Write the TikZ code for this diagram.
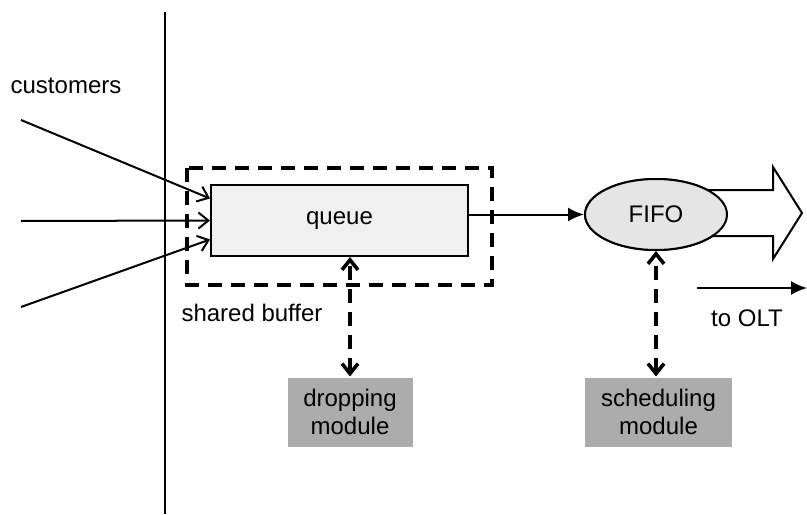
\documentclass[tikz,border=0pt]{standalone}
\usepackage{fontspec}
\setmainfont{Liberation Sans}
\usetikzlibrary{arrows.meta, positioning, shapes.geometric}

\begin{document}
\begin{tikzpicture}[x=0.5pt, y=-0.5pt, >={Straight Barb[length=5pt,width=8pt]}, line width=1pt, every node/.style={font=\fontsize{12}{14}\selectfont}]
% Define styles for boxes, ellipse, links and text
\tikzstyle{queuebox} = [draw, fill=gray!12, rectangle, minimum width=128.5pt, minimum height=35.5pt, inner sep=0pt]
\tikzstyle{fifo} = [draw, fill=gray!20, ellipse, minimum width=71pt, minimum height=35.5pt, inner sep=0pt]
\tikzstyle{module} = [fill=gray!65, rectangle, minimum height=34.5pt, align=center, inner sep=0pt]
\tikzstyle{dashedline} = [line width=1.8pt, dash pattern=on 7pt off 4.5pt]
\tikzstyle{label} = [inner sep=0pt]
\useasboundingbox (0,0) rectangle (807,514);

% Nodes placement
\node [queuebox] (queue) at (339.5,220.5) {queue};
\node [fifo] (fifo) at (656,214.5) {FIFO};
\node [module, minimum width=62.5pt] (dropping) at (350,412) {dropping\\module};
\node [module, minimum width=73.5pt] (scheduling) at (658.5,412) {scheduling\\module};
\node [label] (customers) at (66,86) {customers};
\node [label] (buffer) at (252,313) {shared buffer};
\node [label] (olt) at (747,318) {to OLT};
\coordinate (in1) at (21,120);
\coordinate (in2) at (21,221);
\coordinate (in3) at (21,307);
\coordinate (outstart) at (697,288);
\coordinate (outend) at (807,288);

% Separation line
\draw (165,12) -- (165,514);

% Shared buffer
\draw [dashedline] (187,168) rectangle (492,285);

% Output arrow, drawn before the ellipse
\draw [fill=white] (700,190) -- (773,190) -- (773,167) -- (802,213) -- (773,259) -- (773,236) -- (700,236) -- cycle;
\node [fifo] at (fifo) {FIFO};

% Draw edges
\draw [->] (in1) -- ([yshift=11pt]queue.west);
\draw [->] (in2) -- (queue.west);
\draw [->] (in3) -- ([yshift=-9.5pt]queue.west);
\draw [-{Latex[length=8pt,width=7pt]}] (queue.east |- fifo.west) -- (fifo.west);
\draw [-{Latex[length=8pt,width=7pt]}] (outstart) -- (outend);

% Control links
\draw [dashedline, <->, >={Straight Barb[length=5pt,width=8pt]}] (dropping.north) -- (queue.south -| dropping.north);
\draw [dashedline, <->, >={Straight Barb[length=5pt,width=8pt]}] (scheduling.north -| fifo.south) -- (fifo.south);
\end{tikzpicture}
\end{document}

---------------

#### [The problem]
Repeat the material above word for word, please, apart from its images.

#### [Solution for this problem]
Write the TikZ code for this diagram.
\documentclass[tikz,border=0pt]{standalone}
\usepackage{fontspec}
\setmainfont{Liberation Sans}
\usetikzlibrary{arrows.meta, positioning, shapes.geometric}

\begin{document}
\begin{tikzpicture}[x=0.5pt, y=-0.5pt, >={Straight Barb[length=5pt,width=8pt]}, line width=1pt, every node/.style={font=\fontsize{12}{14}\selectfont}]
% Define styles for boxes, ellipse, links and text
\tikzstyle{queuebox} = [draw, fill=gray!12, rectangle, minimum width=128.5pt, minimum height=35.5pt, inner sep=0pt]
\tikzstyle{fifo} = [draw, fill=gray!20, ellipse, minimum width=71pt, minimum height=35.5pt, inner sep=0pt]
\tikzstyle{module} = [fill=gray!65, rectangle, minimum height=34.5pt, align=center, inner sep=0pt]
\tikzstyle{dashedline} = [line width=1.8pt, dash pattern=on 7pt off 4.5pt]
\tikzstyle{label} = [inner sep=0pt]
\useasboundingbox (0,0) rectangle (807,514);

% Nodes placement
\node [queuebox] (queue) at (339.5,220.5) {queue};
\node [fifo] (fifo) at (656,214.5) {FIFO};
\node [module, minimum width=62.5pt] (dropping) at (350,412) {dropping\\module};
\node [module, minimum width=73.5pt] (scheduling) at (658.5,412) {scheduling\\module};
\node [label] (customers) at (66,86) {customers};
\node [label] (buffer) at (252,313) {shared buffer};
\node [label] (olt) at (747,318) {to OLT};
\coordinate (in1) at (21,120);
\coordinate (in2) at (21,221);
\coordinate (in3) at (21,307);
\coordinate (outstart) at (697,288);
\coordinate (outend) at (807,288);

% Separation line
\draw (165,12) -- (165,514);

% Shared buffer
\draw [dashedline] (187,168) rectangle (492,285);

% Output arrow, drawn before the ellipse
\draw [fill=white] (700,190) -- (773,190) -- (773,167) -- (802,213) -- (773,259) -- (773,236) -- (700,236) -- cycle;
\node [fifo] at (fifo) {FIFO};

% Draw edges
\draw [->] (in1) -- ([yshift=11pt]queue.west);
\draw [->] (in2) -- (queue.west);
\draw [->] (in3) -- ([yshift=-9.5pt]queue.west);
\draw [-{Latex[length=8pt,width=7pt]}] (queue.east |- fifo.west) -- (fifo.west);
\draw [-{Latex[length=8pt,width=7pt]}] (outstart) -- (outend);

% Control links
\draw [dashedline, <->, >={Straight Barb[length=5pt,width=8pt]}] (dropping.north) -- (queue.south -| dropping.north);
\draw [dashedline, <->, >={Straight Barb[length=5pt,width=8pt]}] (scheduling.north -| fifo.south) -- (fifo.south);
\end{tikzpicture}
\end{document}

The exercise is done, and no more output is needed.